In the radical atmosphere of the Cultural Revolution, Lian's family has lost their prominence and is considered beneath contempt. Just as Lian forms a friendship with Kim, a reviled outcast of the third caste, ironically, the highest class by Mao's decree, Lian's father is transferred to a far-off province, and her mother, a historian, is forced into a reeducation camp.
When Lian becomes ill, her headstrong mother secures permission to take Lian with her to the prison camp. There, despite the grueling conditions, Lian has the educational opportunity of a lifetime: Several of the nation's leading scholars, all prisoners of the regime, teach her lessons she would never have learned at school. In the camp, with no contemporary to speak to, she finds a place to repeat her politically condemned lessons and thus discovers her own voice, a place she calls "the Lily Theater."
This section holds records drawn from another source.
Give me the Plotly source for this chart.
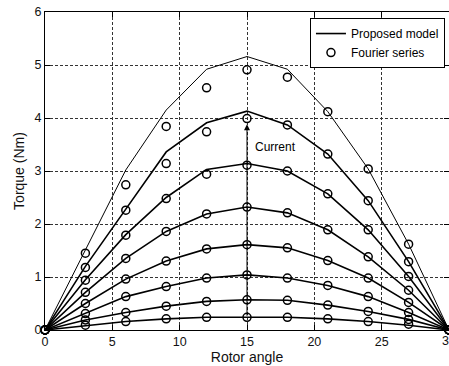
import plotly.graph_objects as go

# Rotor angle positions
angle = [0, 3, 6, 9, 12, 15, 18, 21, 24, 27, 30]

# Proposed model (one curve per current level, low -> high)
model_1 = [0, 0.08, 0.16, 0.21, 0.24, 0.24, 0.24, 0.21, 0.16, 0.09, 0]
model_2 = [0, 0.19, 0.33, 0.45, 0.54, 0.57, 0.56, 0.47, 0.35, 0.20, 0]
model_3 = [0, 0.31, 0.63, 0.82, 0.98, 1.04, 0.98, 0.84, 0.63, 0.33, 0]
model_4 = [0, 0.50, 0.96, 1.30, 1.53, 1.61, 1.55, 1.31, 0.98, 0.52, 0]
model_5 = [0, 0.71, 1.35, 1.86, 2.19, 2.32, 2.21, 1.89, 1.38, 0.75, 0]
model_6 = [0, 0.95, 1.80, 2.50, 3.03, 3.14, 3.00, 2.57, 1.89, 1.01, 0]
model_7 = [0, 1.20, 2.28, 3.36, 3.91, 4.13, 3.87, 3.32, 2.44, 1.29, 0]
model_8 = [0, 1.52, 3.02, 4.15, 4.92, 5.16, 4.92, 4.12, 3.04, 1.62, 0]

# Fourier series
fourier_1 = [0, 0.09, 0.16, 0.21, 0.24, 0.24, 0.24, 0.21, 0.16, 0.11, 0]
fourier_2 = [0, 0.19, 0.33, 0.45, 0.54, 0.57, 0.56, 0.47, 0.35, 0.20, 0]
fourier_3 = [0, 0.31, 0.63, 0.82, 0.98, 1.04, 0.98, 0.84, 0.63, 0.33, 0]
fourier_4 = [0, 0.50, 0.96, 1.30, 1.53, 1.61, 1.55, 1.31, 0.98, 0.52, 0]
fourier_5 = [0, 0.71, 1.35, 1.86, 2.19, 2.32, 2.21, 1.89, 1.38, 0.75, 0]
fourier_6 = [0, 0.94, 1.79, 2.48, 2.94, 3.11, 3.00, 2.57, 1.89, 1.01, 0]
fourier_7 = [0, 1.18, 2.26, 3.14, 3.74, 3.99, 3.87, 3.32, 2.44, 1.29, 0]
fourier_8 = [0, 1.45, 2.74, 3.84, 4.57, 4.91, 4.77, 4.12, 3.04, 1.62, 0]

models = [model_1, model_2, model_3, model_4, model_5, model_6, model_7, model_8]
fouriers = [fourier_1, fourier_2, fourier_3, fourier_4, fourier_5, fourier_6, fourier_7, fourier_8]

x_ticks = [0, 5, 10, 15, 20, 25, 30]
y_ticks = [0, 1, 2, 3, 4, 5, 6]

FONT = "Liberation Sans, Arial, sans-serif"
TICK_FONT = dict(family=FONT, size=12.5, color="#111111")

fig = go.Figure()

for i, m in enumerate(models):
    fig.add_trace(go.Scatter(
        x=angle, y=m, mode="lines",
        line=dict(color="black", width=1.0 if i == 7 else 1.6),
        name="Proposed model", legendgroup="model",
        showlegend=(i == 0),
        cliponaxis=False,
    ))

for i, f in enumerate(fouriers):
    fig.add_trace(go.Scatter(
        x=angle, y=f, mode="markers",
        marker=dict(symbol="circle-open", size=8, color="black",
                    line=dict(color="black", width=1.5)),
        name="Fourier series", legendgroup="fourier",
        showlegend=(i == 0),
        cliponaxis=False,
    ))

# Arrow indicating increasing current
fig.add_annotation(
    x=15, y=3.88, ax=15, ay=model_1[5],
    xref="x", yref="y", axref="x", ayref="y",
    text="", showarrow=True, arrowhead=2, arrowsize=1.2,
    arrowwidth=1, arrowcolor="black", standoff=0, startstandoff=0,
)
fig.add_annotation(
    x=15.45, y=3.45, xref="x", yref="y",
    text="Current", showarrow=False, xanchor="left", yanchor="middle",
    font=dict(family=FONT, size=12, color="black"),
)

# Last x tick label sits on the window edge (partly cut off as in the original);
# plotly hides overflowing tick labels, so draw it as a text label instead.
fig.add_annotation(
    x=x_ticks[-1], y=0, xref="x", yref="y",
    text=str(x_ticks[-1]), showarrow=False, xanchor="center", yanchor="top",
    yshift=-2, font=TICK_FONT,
)

axis_common = dict(
    showline=True, linecolor="black", linewidth=1, mirror="ticks",
    ticks="inside", ticklen=5, tickcolor="black", tickwidth=1,
    showgrid=True, gridcolor="#333333", gridwidth=1, griddash="3px,2px",
    zeroline=False, automargin=False,
    tickfont=TICK_FONT,
)

fig.update_xaxes(
    range=[0, 30], tickvals=x_ticks, ticktext=[str(v) for v in x_ticks],
    title=dict(text="Rotor angle", font=dict(family=FONT, size=14, color="#111111"), standoff=4),
    **axis_common,
)
fig.update_yaxes(
    range=[0, 6], tickvals=y_ticks, ticktext=[str(v) for v in y_ticks],
    title=dict(text="Torque (Nm)", font=dict(family=FONT, size=14, color="#111111"), standoff=6),
    **axis_common,
)

fig.update_layout(
    width=449, height=366,
    margin=dict(l=45, r=0, t=12, b=36),
    paper_bgcolor="white", plot_bgcolor="white",
    showlegend=True,
    legend=dict(
        x=0.99, y=0.981, xanchor="right", yanchor="top",
        bgcolor="white", bordercolor="black", borderwidth=1,
        font=dict(family=FONT, size=12, color="black"),
        tracegroupgap=0,
    ),
)

# Remove the default 8px page margin so the figure fills the window exactly.
fig.write_html(
    "out.html",
    config={"displayModeBar": False},
    post_script="document.body.style.margin='0px';",
)
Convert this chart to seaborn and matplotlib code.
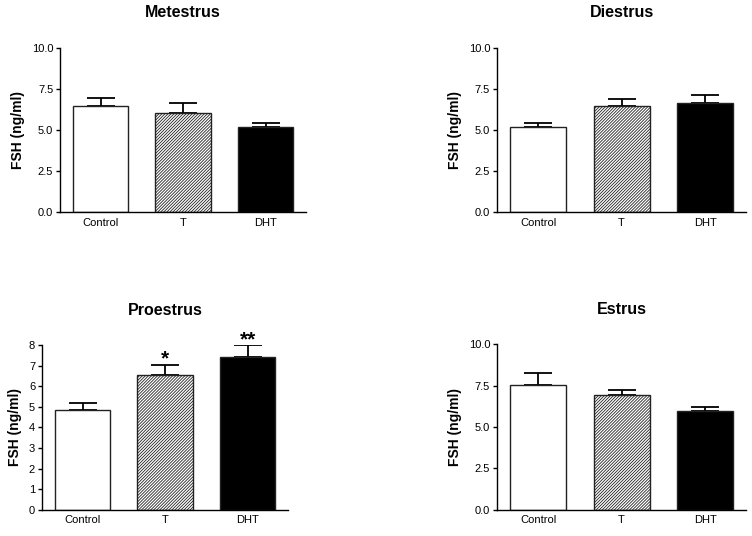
import numpy as np
import pandas as pd
import matplotlib
matplotlib.use("Agg")
import matplotlib.pyplot as plt
import seaborn as sns

# Values (mean and upper SEM)
groups = ["Control", "T", "DHT"]
metestrus_mean = [6.44, 6.05, 5.20]
metestrus_sem = [0.49, 0.57, 0.24]
diestrus_mean = [5.20, 6.44, 6.66]
diestrus_sem = [0.24, 0.43, 0.44]
proestrus_mean = [4.84, 6.53, 7.43]
proestrus_sem = [0.34, 0.53, 0.57]
proestrus_stars = ["", "*", "**"]
estrus_mean = [7.52, 6.92, 5.99]
estrus_sem = [0.73, 0.28, 0.24]

sns.set_style("ticks")
plt.rcParams["font.family"] = ["Liberation Sans", "DejaVu Sans"]
plt.rcParams["text.color"] = "black"
plt.rcParams["axes.labelcolor"] = "black"
plt.rcParams["xtick.color"] = "black"
plt.rcParams["ytick.color"] = "black"
plt.rcParams["hatch.linewidth"] = 0.6
plt.rcParams["hatch.color"] = "black"

fig = plt.figure(figsize=(7.52, 5.36), dpi=100)

panels = [
    ("Metestrus", metestrus_mean, metestrus_sem, None, [0.080, 0.604, 0.327, 0.307], "ten"),
    ("Diestrus", diestrus_mean, diestrus_sem, None, [0.661, 0.604, 0.331, 0.307], "ten"),
    ("Proestrus", proestrus_mean, proestrus_sem, proestrus_stars, [0.056, 0.049, 0.327, 0.307], "eight"),
    ("Estrus", estrus_mean, estrus_sem, None, [0.661, 0.049, 0.331, 0.309], "ten"),
]

colors = {"Control": "white", "T": "white", "DHT": "black"}

for title, mean, sem, stars, rect, scale in panels:
    ax = fig.add_axes(rect)
    df = pd.DataFrame({"group": groups, "FSH": mean})
    sns.barplot(data=df, x="group", y="FSH", hue="group", palette=colors,
                order=groups, width=0.67, edgecolor="#222222", linewidth=1.0,
                legend=False, ax=ax, zorder=2)
    for i, patch in enumerate(ax.patches):
        if groups[i] == "T":
            patch.set_hatch("/" * 11)
    x = np.arange(len(groups))
    ax.errorbar(x, mean, yerr=[np.zeros(len(mean)), sem], fmt="none",
                ecolor="black", elinewidth=1.3, capsize=10, capthick=1.3, zorder=1)
    if stars:
        for xi, m, s, st in zip(x, mean, sem, stars):
            if st:
                ax.annotate(st, (xi, m + s), xytext=(0, -3), textcoords="offset points",
                            ha="center", va="bottom", fontsize=15, fontweight="bold")
    if scale == "ten":
        ax.set_ylim(0, 10)
        ax.set_yticks([0, 2.5, 5.0, 7.5, 10.0])
        ax.set_yticklabels(["0.0", "2.5", "5.0", "7.5", "10.0"])
    else:
        ax.set_ylim(0, 8)
        ax.set_yticks(range(0, 9))
    ax.set_xlim(-0.49, 2.49)
    ax.set_title(title, fontsize=11.5, fontweight="bold", pad=22)
    ax.set_ylabel("FSH (ng/ml)", fontsize=10, fontweight="bold", labelpad=5)
    ax.set_xlabel("")
    ax.tick_params(axis="y", labelsize=8, length=3, width=1, pad=2)
    ax.tick_params(axis="x", labelsize=8, length=0, pad=4)
    sns.despine(ax=ax)
    for sp in ["left", "bottom"]:
        ax.spines[sp].set_linewidth(1.0)
        ax.spines[sp].set_color("black")

fig.savefig("out.png", dpi=100)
Returning from the camp to Kim, Lian struggles to reconnect with her friend. But their fierce closeness cannot alter the rigid caste system still reigning in Communist China, and their lives turn as chaotic as their turbulent country.
With unflinching honesty, Lulu Wang captures the coarse reality of Maoist China, startlingly offset by the deeply moving story of two girls who fight the odds to preserve their friendship.
Winner of the Nonino International Prize for Literature in 1999, THE LILY THEATER is being published abroad in fourteen countries (Australia, Brazil, Finland, France, Germany, Iceland, Israel, Italy, Japan, Norway, Portugal, Spain, Sweden, UK).